Problem details - Pictures in the data should be dropped; transcribe exactly the lines from the one that has "Convert this chart to matplotlib code." through the one that has "from matplotlib.transforms import".

Provided records -
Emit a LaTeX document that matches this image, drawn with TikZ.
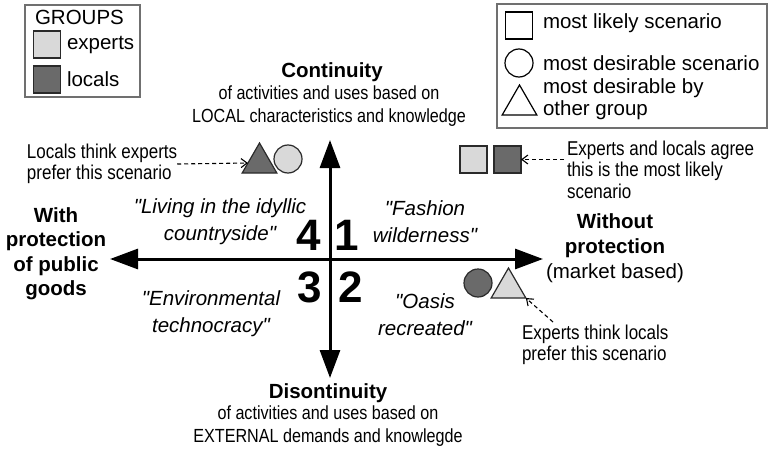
---
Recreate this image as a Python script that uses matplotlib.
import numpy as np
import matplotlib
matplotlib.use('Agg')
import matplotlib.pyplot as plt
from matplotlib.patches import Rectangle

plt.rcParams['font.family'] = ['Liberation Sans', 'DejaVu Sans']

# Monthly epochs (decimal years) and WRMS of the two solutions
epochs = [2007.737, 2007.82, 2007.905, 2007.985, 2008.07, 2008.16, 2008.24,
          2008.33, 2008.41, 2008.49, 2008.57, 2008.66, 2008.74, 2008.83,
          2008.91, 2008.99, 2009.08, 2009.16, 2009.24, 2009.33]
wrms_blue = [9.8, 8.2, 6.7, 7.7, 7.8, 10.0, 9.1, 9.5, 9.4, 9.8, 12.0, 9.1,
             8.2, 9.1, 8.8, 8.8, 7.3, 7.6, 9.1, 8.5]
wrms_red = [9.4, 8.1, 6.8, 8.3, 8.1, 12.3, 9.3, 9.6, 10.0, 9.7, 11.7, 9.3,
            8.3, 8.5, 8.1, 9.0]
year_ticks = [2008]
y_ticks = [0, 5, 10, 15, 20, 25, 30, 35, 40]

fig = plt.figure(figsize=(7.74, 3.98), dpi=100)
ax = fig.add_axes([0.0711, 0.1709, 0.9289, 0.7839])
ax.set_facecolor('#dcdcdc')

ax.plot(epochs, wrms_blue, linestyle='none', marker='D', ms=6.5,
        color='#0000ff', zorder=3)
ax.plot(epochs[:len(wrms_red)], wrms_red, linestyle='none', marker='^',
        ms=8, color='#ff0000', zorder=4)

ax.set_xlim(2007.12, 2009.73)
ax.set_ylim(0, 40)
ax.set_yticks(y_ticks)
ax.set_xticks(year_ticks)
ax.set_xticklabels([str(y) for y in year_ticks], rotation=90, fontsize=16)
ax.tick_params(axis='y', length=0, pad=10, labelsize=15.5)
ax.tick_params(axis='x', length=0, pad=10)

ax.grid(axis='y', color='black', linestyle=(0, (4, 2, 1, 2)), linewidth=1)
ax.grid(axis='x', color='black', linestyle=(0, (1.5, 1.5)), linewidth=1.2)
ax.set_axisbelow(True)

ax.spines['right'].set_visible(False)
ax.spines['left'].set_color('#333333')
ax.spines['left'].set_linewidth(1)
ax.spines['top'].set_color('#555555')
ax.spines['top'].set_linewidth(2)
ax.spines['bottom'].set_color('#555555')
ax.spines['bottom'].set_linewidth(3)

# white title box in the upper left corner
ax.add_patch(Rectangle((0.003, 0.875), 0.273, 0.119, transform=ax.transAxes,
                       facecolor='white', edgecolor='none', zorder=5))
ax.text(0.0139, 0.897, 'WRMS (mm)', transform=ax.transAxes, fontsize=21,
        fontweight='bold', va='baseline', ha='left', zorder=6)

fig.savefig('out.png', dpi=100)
---
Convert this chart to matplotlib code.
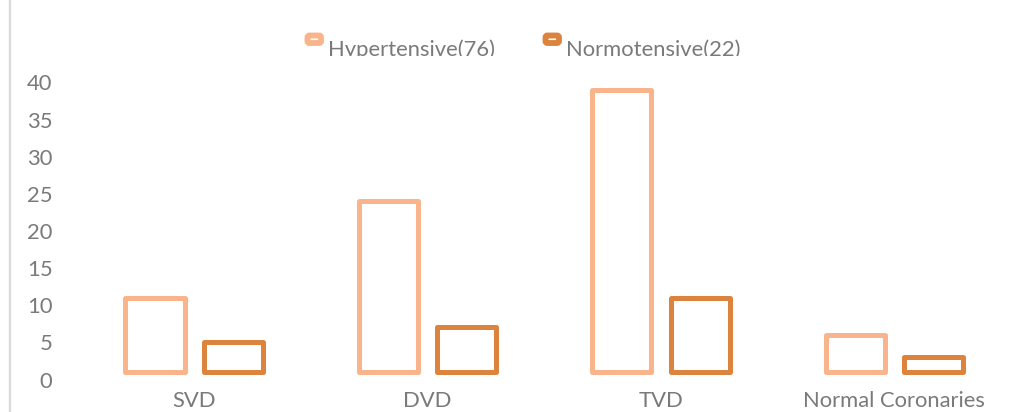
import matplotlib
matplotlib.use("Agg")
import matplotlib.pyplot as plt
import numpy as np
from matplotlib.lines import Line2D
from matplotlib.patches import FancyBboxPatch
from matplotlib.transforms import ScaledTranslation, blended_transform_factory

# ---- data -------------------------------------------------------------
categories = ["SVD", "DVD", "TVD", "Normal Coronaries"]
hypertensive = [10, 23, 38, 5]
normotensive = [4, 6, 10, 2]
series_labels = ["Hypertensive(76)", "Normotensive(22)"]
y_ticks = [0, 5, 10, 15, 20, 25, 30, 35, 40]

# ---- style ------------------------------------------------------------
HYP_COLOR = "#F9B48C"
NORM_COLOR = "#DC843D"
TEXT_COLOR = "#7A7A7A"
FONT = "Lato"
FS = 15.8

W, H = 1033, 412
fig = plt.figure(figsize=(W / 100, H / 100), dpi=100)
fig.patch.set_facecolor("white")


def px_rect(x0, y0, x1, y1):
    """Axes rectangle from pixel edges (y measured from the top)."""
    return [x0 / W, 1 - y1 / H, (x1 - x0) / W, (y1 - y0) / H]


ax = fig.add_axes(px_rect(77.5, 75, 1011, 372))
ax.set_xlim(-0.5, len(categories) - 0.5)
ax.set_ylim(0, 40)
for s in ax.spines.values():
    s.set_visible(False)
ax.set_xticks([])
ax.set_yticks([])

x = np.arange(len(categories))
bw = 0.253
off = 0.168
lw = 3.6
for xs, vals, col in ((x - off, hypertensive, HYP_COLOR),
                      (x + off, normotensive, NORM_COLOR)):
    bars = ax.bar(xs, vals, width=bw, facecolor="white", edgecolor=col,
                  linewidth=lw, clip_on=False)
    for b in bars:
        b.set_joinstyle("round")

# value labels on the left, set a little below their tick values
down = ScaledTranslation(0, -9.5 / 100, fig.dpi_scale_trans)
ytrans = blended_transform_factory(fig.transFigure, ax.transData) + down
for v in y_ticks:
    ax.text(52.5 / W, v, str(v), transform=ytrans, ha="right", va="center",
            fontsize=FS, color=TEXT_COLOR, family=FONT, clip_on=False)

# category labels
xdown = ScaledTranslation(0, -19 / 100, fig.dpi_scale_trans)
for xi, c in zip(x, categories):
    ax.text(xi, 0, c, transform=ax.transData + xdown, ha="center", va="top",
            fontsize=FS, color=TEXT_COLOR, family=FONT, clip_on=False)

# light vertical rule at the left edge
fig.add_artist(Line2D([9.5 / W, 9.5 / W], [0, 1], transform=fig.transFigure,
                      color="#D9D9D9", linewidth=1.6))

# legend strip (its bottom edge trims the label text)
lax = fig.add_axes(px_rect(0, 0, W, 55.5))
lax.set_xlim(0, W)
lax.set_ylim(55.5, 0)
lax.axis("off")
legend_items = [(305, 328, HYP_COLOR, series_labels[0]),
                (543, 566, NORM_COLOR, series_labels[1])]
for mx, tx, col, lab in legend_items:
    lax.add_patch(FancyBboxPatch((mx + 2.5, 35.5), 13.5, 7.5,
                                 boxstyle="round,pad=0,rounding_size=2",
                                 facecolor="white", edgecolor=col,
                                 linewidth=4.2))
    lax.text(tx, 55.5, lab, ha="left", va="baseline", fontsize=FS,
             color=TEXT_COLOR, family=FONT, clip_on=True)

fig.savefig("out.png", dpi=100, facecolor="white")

Output of the task -
Convert this chart to matplotlib code.
import matplotlib
matplotlib.use("Agg")
import matplotlib.pyplot as plt
import numpy as np
from matplotlib.lines import Line2D
from matplotlib.patches import FancyBboxPatch
from matplotlib.transforms import ScaledTranslation, blended_transform_factory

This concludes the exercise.